After a chorus of blues from E-flat’s supporters turned into a crescendo, the judged bowed to the mob, recapitulated to the inevitable, said “I am obbligato to release him!,” declaring the trial mute.

The prosecution failed to overture this release on a peal. All in all, a suite victory – avoiding being sentenced to an insti-tutti.

Everyone now agrees that E flat’s a rest had been a grave mistake, was glad that the judge set hymn loose, and that all his legato problems were finé.

The bar owner gave everyone a free round, ordered pizza gatos, played his treasured frank sonata records, and said we should all “just fuguettaboudit and all live in Harmonium”.

OTIS HORNED IN WITH:

It’s very encouraging that after such a wide interval, E-flat’s case was resolved.

It was rumored that E’s fat fife was getting tired of being retenuto, from singing; when the good news reached her, she took an Allegro to clear her sinuses and began crowing loudly, which got her into treble with her neighbors.

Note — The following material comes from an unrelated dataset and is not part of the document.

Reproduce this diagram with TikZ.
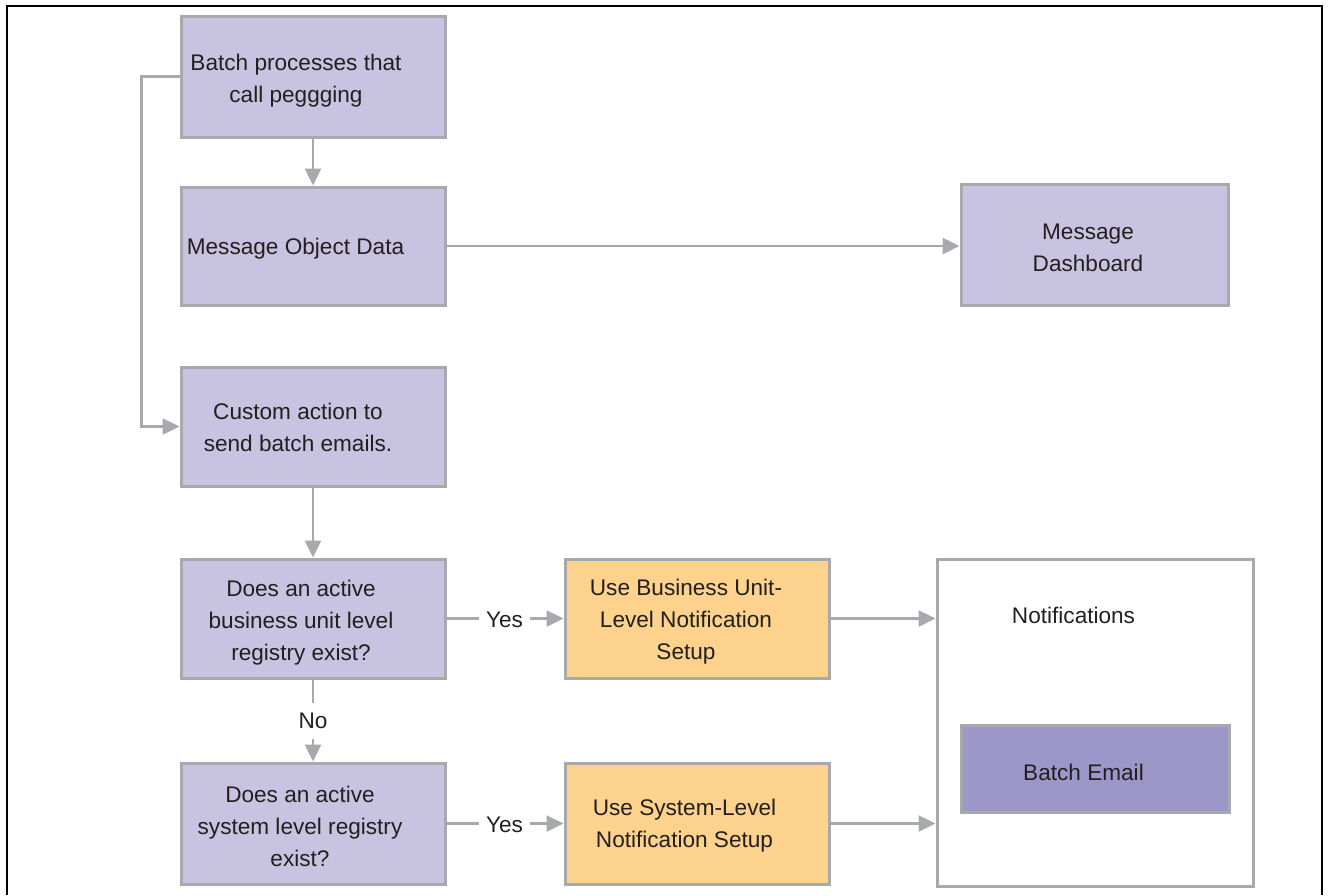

You pickup the story from hear.

JOHN FINALEIZED WITH:

I have no symphony for those who are bass enough to crescendo this chorus by mail to other musicians; it’s cymballic of the times that we now orchestrate even puns!

— MikeAq


Wow!

Thanks MikeAq for a great entry!

1 comment:

  1. My music teacher daughter thought this was "Very fun!"
    I thought it was "very long"...and too cerebral for my limited wits.